- SET EXERCISE -
Check every line of the entries that follow, and copy the ones containing "this".

(Raw records)
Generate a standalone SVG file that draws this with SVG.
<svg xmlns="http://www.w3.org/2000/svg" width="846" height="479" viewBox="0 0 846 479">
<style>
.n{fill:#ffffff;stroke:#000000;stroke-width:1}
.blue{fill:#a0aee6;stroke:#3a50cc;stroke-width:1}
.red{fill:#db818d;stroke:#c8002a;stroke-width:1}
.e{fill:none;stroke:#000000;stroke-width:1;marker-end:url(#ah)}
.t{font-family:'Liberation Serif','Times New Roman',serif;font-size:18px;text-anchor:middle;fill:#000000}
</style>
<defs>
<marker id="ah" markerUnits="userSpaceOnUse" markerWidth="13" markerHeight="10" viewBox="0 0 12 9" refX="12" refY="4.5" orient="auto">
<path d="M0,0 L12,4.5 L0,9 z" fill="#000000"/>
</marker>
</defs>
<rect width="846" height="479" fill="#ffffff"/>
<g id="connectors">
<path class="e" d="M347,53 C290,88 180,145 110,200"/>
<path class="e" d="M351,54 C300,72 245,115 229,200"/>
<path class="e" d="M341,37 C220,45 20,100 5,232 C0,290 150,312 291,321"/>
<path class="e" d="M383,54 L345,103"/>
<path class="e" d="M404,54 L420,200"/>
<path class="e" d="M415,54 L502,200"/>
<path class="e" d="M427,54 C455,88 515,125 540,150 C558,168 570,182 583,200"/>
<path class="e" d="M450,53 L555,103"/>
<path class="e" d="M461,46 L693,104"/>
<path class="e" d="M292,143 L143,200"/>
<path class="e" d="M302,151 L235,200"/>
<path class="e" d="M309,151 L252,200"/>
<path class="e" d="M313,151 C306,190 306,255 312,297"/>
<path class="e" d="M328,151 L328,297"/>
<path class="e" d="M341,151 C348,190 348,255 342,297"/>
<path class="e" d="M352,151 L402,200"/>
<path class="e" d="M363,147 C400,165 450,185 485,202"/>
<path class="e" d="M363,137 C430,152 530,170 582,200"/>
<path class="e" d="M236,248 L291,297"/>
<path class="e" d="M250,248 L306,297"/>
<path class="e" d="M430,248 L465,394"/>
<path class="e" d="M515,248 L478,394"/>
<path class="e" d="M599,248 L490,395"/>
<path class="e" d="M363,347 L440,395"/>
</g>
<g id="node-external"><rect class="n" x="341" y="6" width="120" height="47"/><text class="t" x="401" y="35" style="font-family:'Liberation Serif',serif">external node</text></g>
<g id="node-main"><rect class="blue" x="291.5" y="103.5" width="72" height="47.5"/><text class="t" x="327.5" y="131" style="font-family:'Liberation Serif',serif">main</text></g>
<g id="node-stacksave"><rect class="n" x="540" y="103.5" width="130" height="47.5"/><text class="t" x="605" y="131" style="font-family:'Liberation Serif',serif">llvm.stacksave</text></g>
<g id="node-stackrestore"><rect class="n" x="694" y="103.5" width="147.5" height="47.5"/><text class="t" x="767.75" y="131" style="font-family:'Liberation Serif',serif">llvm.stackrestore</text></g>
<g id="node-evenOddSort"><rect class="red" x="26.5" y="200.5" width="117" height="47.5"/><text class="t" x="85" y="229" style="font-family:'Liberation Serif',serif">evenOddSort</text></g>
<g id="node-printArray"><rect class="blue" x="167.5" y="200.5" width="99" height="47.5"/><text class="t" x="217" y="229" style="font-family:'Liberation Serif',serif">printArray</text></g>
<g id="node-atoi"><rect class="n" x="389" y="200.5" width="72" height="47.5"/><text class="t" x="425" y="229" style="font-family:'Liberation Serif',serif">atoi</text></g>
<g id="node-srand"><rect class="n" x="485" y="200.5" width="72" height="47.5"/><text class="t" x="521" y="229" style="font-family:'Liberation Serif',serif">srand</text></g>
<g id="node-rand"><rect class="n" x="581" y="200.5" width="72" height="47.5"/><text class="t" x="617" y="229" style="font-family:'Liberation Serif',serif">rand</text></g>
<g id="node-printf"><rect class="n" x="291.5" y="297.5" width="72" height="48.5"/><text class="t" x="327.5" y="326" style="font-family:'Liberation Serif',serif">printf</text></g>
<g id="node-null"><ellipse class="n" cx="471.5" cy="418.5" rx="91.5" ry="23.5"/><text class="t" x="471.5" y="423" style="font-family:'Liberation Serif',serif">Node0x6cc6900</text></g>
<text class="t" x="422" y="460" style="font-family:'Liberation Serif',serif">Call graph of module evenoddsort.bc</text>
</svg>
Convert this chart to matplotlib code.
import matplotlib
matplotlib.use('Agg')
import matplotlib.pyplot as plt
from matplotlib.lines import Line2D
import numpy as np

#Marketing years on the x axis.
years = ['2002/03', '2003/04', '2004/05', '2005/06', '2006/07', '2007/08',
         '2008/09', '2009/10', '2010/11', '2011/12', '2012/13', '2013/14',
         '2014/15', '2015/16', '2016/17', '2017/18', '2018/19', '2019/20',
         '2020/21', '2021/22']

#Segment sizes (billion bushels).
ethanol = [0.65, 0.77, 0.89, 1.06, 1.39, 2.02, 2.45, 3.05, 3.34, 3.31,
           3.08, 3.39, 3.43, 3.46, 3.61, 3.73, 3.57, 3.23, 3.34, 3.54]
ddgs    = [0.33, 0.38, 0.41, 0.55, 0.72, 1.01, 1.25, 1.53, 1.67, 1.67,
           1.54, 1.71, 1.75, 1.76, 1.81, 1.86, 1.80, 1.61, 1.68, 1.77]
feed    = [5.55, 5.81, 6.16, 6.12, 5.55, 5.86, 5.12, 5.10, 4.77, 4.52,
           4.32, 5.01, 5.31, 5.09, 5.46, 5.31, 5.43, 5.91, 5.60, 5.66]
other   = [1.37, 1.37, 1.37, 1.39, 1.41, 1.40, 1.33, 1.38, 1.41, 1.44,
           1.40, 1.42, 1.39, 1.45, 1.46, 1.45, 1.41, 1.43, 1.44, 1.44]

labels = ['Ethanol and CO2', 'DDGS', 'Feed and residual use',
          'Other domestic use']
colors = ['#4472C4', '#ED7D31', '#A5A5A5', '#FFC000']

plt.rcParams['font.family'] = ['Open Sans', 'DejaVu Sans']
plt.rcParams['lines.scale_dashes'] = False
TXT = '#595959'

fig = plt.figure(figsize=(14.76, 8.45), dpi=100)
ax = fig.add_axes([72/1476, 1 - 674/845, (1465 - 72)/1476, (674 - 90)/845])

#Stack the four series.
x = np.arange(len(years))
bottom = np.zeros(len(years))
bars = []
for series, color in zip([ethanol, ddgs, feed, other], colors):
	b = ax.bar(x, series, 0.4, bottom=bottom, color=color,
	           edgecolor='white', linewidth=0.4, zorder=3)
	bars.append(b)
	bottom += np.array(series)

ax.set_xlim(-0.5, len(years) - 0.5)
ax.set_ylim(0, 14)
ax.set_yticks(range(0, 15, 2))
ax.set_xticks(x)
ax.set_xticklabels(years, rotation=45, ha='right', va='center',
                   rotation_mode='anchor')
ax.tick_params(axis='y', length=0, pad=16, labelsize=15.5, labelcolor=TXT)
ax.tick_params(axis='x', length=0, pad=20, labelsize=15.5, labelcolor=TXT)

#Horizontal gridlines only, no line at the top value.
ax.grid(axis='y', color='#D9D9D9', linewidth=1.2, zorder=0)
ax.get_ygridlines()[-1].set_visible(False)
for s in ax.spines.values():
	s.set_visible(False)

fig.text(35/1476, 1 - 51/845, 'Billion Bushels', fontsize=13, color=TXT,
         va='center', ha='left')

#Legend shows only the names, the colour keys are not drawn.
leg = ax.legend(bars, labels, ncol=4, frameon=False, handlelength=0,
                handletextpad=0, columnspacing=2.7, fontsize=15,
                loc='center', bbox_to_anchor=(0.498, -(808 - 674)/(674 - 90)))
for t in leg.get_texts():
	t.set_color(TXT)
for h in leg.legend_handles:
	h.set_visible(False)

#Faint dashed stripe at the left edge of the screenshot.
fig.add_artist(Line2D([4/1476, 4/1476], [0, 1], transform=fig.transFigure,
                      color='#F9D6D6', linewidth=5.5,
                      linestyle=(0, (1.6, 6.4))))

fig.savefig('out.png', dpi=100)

- TASK OUTPUT -
Generate a standalone SVG file that draws this with SVG.
Convert this chart to matplotlib code.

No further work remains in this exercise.